前回まで「この人こそ都政にふさわしい」等と煽っていた社民、共産までが、あっさりと宇都宮さんをポイ捨てし、民進と相乗りで、76歳で健康、都政の見識それぞれの不安がつきまとう鳥越さんを担ぎ出したりするあたり、結局調子のいい時だけ持ち上げているだけなんだな、とも感じます。
一方、小池女史は、参院選投票締切直後に自民党本部に現れて都連に「推薦願取り下げ」なんて絵を作ったりしております。率直に言って、推薦願なんてわざわざ取り下げなくてもよかったわけで、報道陣がたくさん待機しているところを見計らったような行動を見ていますと、増田さんの言葉を借りずとも「劇場化」への舵を強く切りすぎている感じもします。

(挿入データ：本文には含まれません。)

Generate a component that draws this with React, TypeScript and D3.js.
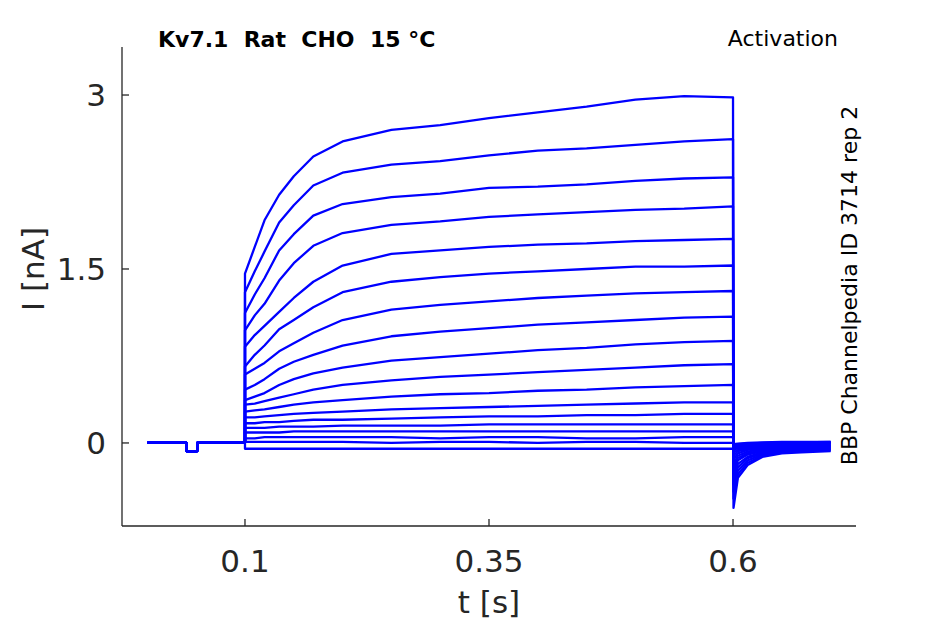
import { useEffect, useRef } from "react";
import * as d3 from "d3";

// sample times during the step (s)
const stepTimes = [0.1, 0.11, 0.12, 0.135, 0.15, 0.17, 0.2, 0.25, 0.3, 0.35, 0.4, 0.45, 0.5, 0.55, 0.6];

// current (nA) of each sweep at stepTimes
const stepValues: number[][] = [
  [1.46, 1.69, 1.92, 2.14, 2.3, 2.47, 2.6, 2.7, 2.74, 2.8, 2.85, 2.9, 2.96, 2.99, 2.98],
  [1.3, 1.48, 1.65, 1.9, 2.05, 2.22, 2.33, 2.4, 2.43, 2.48, 2.52, 2.54, 2.57, 2.6, 2.62],
  [1.12, 1.28, 1.42, 1.66, 1.8, 1.96, 2.06, 2.12, 2.15, 2.2, 2.21, 2.23, 2.26, 2.28, 2.29],
  [0.97, 1.1, 1.2, 1.4, 1.55, 1.7, 1.81, 1.88, 1.91, 1.95, 1.97, 1.99, 2.01, 2.02, 2.04],
  [0.83, 0.93, 1.01, 1.13, 1.25, 1.39, 1.53, 1.63, 1.66, 1.69, 1.71, 1.72, 1.74, 1.75, 1.76],
  [0.66, 0.76, 0.84, 0.98, 1.06, 1.17, 1.3, 1.39, 1.43, 1.46, 1.48, 1.5, 1.52, 1.52, 1.53],
  [0.59, 0.64, 0.69, 0.79, 0.86, 0.95, 1.06, 1.15, 1.19, 1.22, 1.25, 1.27, 1.29, 1.3, 1.31],
  [0.46, 0.5, 0.55, 0.64, 0.7, 0.76, 0.84, 0.92, 0.96, 0.99, 1.02, 1.04, 1.06, 1.08, 1.09],
  [0.37, 0.4, 0.43, 0.5, 0.55, 0.6, 0.65, 0.71, 0.74, 0.77, 0.8, 0.82, 0.85, 0.87, 0.88],
  [0.33, 0.34, 0.36, 0.39, 0.42, 0.46, 0.5, 0.54, 0.57, 0.59, 0.61, 0.63, 0.65, 0.67, 0.68],
  [0.27, 0.28, 0.29, 0.31, 0.33, 0.35, 0.37, 0.4, 0.42, 0.43, 0.45, 0.46, 0.48, 0.49, 0.5],
  [0.22, 0.22, 0.23, 0.24, 0.25, 0.26, 0.27, 0.29, 0.3, 0.31, 0.32, 0.33, 0.34, 0.35, 0.35],
  [0.17, 0.17, 0.18, 0.18, 0.19, 0.2, 0.2, 0.21, 0.22, 0.23, 0.23, 0.24, 0.24, 0.25, 0.25],
  [0.13, 0.13, 0.13, 0.14, 0.14, 0.14, 0.15, 0.15, 0.15, 0.16, 0.16, 0.16, 0.16, 0.16, 0.16],
  [0.09, 0.09, 0.09, 0.09, 0.1, 0.1, 0.1, 0.1, 0.1, 0.1, 0.1, 0.1, 0.1, 0.1, 0.1],
  [0.04, 0.04, 0.05, 0.05, 0.05, 0.05, 0.05, 0.05, 0.04, 0.05, 0.05, 0.04, 0.04, 0.05, 0.05],
  [0.01, 0.01, 0.01, 0.01, 0.01, 0.01, 0.01, 0.0, 0.01, 0.01, 0.0, 0.01, 0.01, 0.0, 0.0],
  [-0.05, -0.05, -0.05, -0.05, -0.05, -0.05, -0.05, -0.05, -0.05, -0.05, -0.05, -0.05, -0.05, -0.05, -0.05],
];

// holding period before the step (shared by all sweeps)
const holdTimes = [0.0, 0.04, 0.0401, 0.051, 0.0511, 0.1];
const holdValues = [0.0, 0.0, -0.07, -0.07, 0.0, 0.0];

// tail currents after the step
const tailTimes = [0.6005, 0.605, 0.615, 0.63, 0.65, 0.67, 0.7];
const tailValues: number[][] = [
  [-0.56, -0.3, -0.19, -0.12, -0.09, -0.08, -0.07],
  [-0.48, -0.27, -0.17, -0.11, -0.08, -0.07, -0.065],
  [-0.42, -0.24, -0.15, -0.1, -0.07, -0.06, -0.06],
  [-0.36, -0.21, -0.13, -0.09, -0.065, -0.055, -0.05],
  [-0.31, -0.18, -0.12, -0.08, -0.06, -0.05, -0.05],
  [-0.26, -0.15, -0.1, -0.07, -0.05, -0.045, -0.04],
  [-0.22, -0.13, -0.09, -0.06, -0.045, -0.04, -0.04],
  [-0.18, -0.11, -0.075, -0.05, -0.04, -0.035, -0.03],
  [-0.14, -0.09, -0.06, -0.045, -0.035, -0.03, -0.03],
  [-0.11, -0.07, -0.05, -0.04, -0.03, -0.025, -0.02],
  [-0.08, -0.06, -0.04, -0.03, -0.025, -0.02, -0.02],
  [-0.06, -0.045, -0.035, -0.025, -0.02, -0.015, -0.01],
  [-0.05, -0.035, -0.025, -0.02, -0.015, -0.01, -0.01],
  [-0.04, -0.03, -0.02, -0.015, -0.01, -0.005, 0.0],
  [-0.03, -0.02, -0.015, -0.01, -0.005, 0.0, 0.0],
  [-0.02, -0.015, -0.01, -0.005, 0.0, 0.005, 0.005],
  [-0.015, -0.01, -0.005, 0.0, 0.005, 0.005, 0.01],
  [-0.01, -0.005, 0.0, 0.005, 0.01, 0.01, 0.01],
];

const xTicks = [0.1, 0.35, 0.6];
const yTicks = [0, 1.5, 3];

export default function App() {
  const svgRef = useRef<SVGSVGElement>(null);
  const width = 945;
  const height = 624;

  useEffect(() => {
    document.body.style.margin = "0";
    if (!svgRef.current) return;
    const svg = d3.select(svgRef.current);
    svg.selectAll("*").remove();

    const left = 122;
    const right = 856;
    const top = 47;
    const bottom = 526;
    const font = "'DejaVu Sans', sans-serif";
    const ink = "#262626";

    const x = d3.scaleLinear().domain([-0.026, 0.726]).range([left, right]);
    const y = d3.scaleLinear().domain([-0.716, 3.414]).range([bottom, top]);

    const line = d3
      .line<[number, number]>()
      .x((d) => x(d[0]))
      .y((d) => y(d[1]));

    // Traces
    const traces = svg.append("g");
    stepValues.forEach((vals, i) => {
      const pts: [number, number][] = [];
      holdTimes.forEach((t, k) => pts.push([t, holdValues[k]]));
      stepTimes.forEach((t, k) => pts.push([t, vals[k]]));
      tailTimes.forEach((t, k) => pts.push([t, tailValues[i][k]]));
      traces
        .append("path")
        .datum(pts)
        .attr("fill", "none")
        .attr("stroke", "#0000ff")
        .attr("stroke-width", 2.3)
        .attr("stroke-linejoin", "round")
        .attr("d", line);
    });

    // Axes
    svg
      .append("line")
      .attr("x1", left)
      .attr("x2", left)
      .attr("y1", top)
      .attr("y2", bottom)
      .attr("stroke", ink)
      .attr("stroke-width", 1.3);
    svg
      .append("line")
      .attr("x1", left)
      .attr("x2", right)
      .attr("y1", bottom)
      .attr("y2", bottom)
      .attr("stroke", ink)
      .attr("stroke-width", 1.3);

    xTicks.forEach((t) => {
      svg
        .append("line")
        .attr("x1", x(t))
        .attr("x2", x(t))
        .attr("y1", bottom)
        .attr("y2", bottom - 7)
        .attr("stroke", ink)
        .attr("stroke-width", 1.3);
      svg
        .append("text")
        .attr("x", x(t))
        .attr("y", 572)
        .attr("text-anchor", "middle")
        .attr("font-family", font)
        .attr("font-size", 31)
        .attr("fill", ink)
        .text(String(t));
    });

    yTicks.forEach((v) => {
      svg
        .append("line")
        .attr("x1", left)
        .attr("x2", left + 7)
        .attr("y1", y(v))
        .attr("y2", y(v))
        .attr("stroke", ink)
        .attr("stroke-width", 1.3);
      svg
        .append("text")
        .attr("x", 106)
        .attr("y", y(v))
        .attr("dy", "0.36em")
        .attr("text-anchor", "end")
        .attr("font-family", font)
        .attr("font-size", 31)
        .attr("fill", ink)
        .text(String(v));
    });

    // Axis labels
    svg
      .append("text")
      .attr("x", (left + right) / 2)
      .attr("y", 613)
      .attr("text-anchor", "middle")
      .attr("font-family", font)
      .attr("font-size", 31)
      .attr("fill", ink)
      .text("t [s]");

    svg
      .append("text")
      .attr("transform", `translate(44,${y(1.5)}) rotate(-90)`)
      .attr("text-anchor", "middle")
      .attr("font-family", font)
      .attr("font-size", 31)
      .attr("fill", ink)
      .text("I [nA]");

    // Titles
    svg
      .append("text")
      .attr("x", 158)
      .attr("y", 47)
      .attr("font-family", font)
      .attr("font-size", 22)
      .attr("font-weight", "bold")
      .attr("fill", "#000")
      .style("white-space", "pre")
      .text("Kv7.1  Rat  CHO  15 °C");

    svg
      .append("text")
      .attr("x", 838)
      .attr("y", 46)
      .attr("text-anchor", "end")
      .attr("font-family", font)
      .attr("font-size", 22)
      .attr("fill", "#000")
      .text("Activation");

    svg
      .append("text")
      .attr("transform", `translate(857,${(103 + 468) / 2}) rotate(-90)`)
      .attr("text-anchor", "middle")
      .attr("font-family", font)
      .attr("font-size", 22)
      .attr("fill", "#000")
      .text("BBP Channelpedia ID 3714 rep 2");
  }, []);

  return (
    <svg
      ref={svgRef}
      width={width}
      height={height}
      style={{ display: "block", background: "#fff" }}
    />
  );
}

ただ、小池女史が強引でも露出のヤマ場を集中的に作り出しているのは、現在の選挙報道事情が要因とみられます。「テレビ選挙」といえる都知事選であっても、選挙戦がスタートしてしまうと、テレビは放送法の政治的公平の縛りがきついので主要候補間の露出は平等化。大手新聞は論評の範囲はテレビより緩いものの、新聞協会綱領で“公正”を建前としている以上、露出のバランスには平時より気をつかいます。
というわけで、選挙に出る側からみれば、テレビ、一般紙の露出をアテにせずに戦うことを基本戦略にせざるを得ないわけですが、一方で、スポーツ紙や週刊誌は露出のバランスは「面白ネタありき」で、ほとんど気を遣わないので、逆に言えば、ユニークな活動を見せて、取り上げられるように仕掛けていく企画力が肝になってくるわけです。
都知事選連載の第3回でも書きましたが、青島幸男さんは、まさにその構造を早くから見抜いて自らの知名度・発信力をフル活用した草分けでした。さらに現在は、ネットも使えるようになりましたので、スポーツ紙のウェブニュースが拡散することで期間中の露出を高める希少な方法となります。
そして、主要候補以外にも、かつての家入さんのようなアバンギャルドな仕掛けをしてくる陣営が現れるのかどうか。個人的には参院選で三宅陣営がLINEを駆使したように、クローズドなSNSの活用が進み、固定電話の情勢調査では把握できない層が終盤動いて、あとでビックリみたいな現象が起きるのかにも注目しております。
一方で、ネットはなんでもありの世界。まあ、例によって誹謗中傷からネガティブキャンペーンまで、いろいろと盛り上がっていくのでしょうが、有権者同士のいざこざはともかく、少なくともオフィシャルな陣営関係者、政党、特定候補を応援する有識者の方におかれましては、建設的な論戦をしっかりやっていただきたいと思います。
《追伸》ところで、毎度のごとく独自の戦いをされる候補者たちのオモシロ政見放送がございますが、定番のマックさんの新ネタ、新規参入の上杉さんはもちろんのこと、今回は、「NHKから国民を守る党」の代表を務める方が、古巣の渋谷でどのような様子で収録をしたのか、どんなパフォーマンスを見せるのか、新たな“傑作”ができるかもしれませんね(笑)ではでは。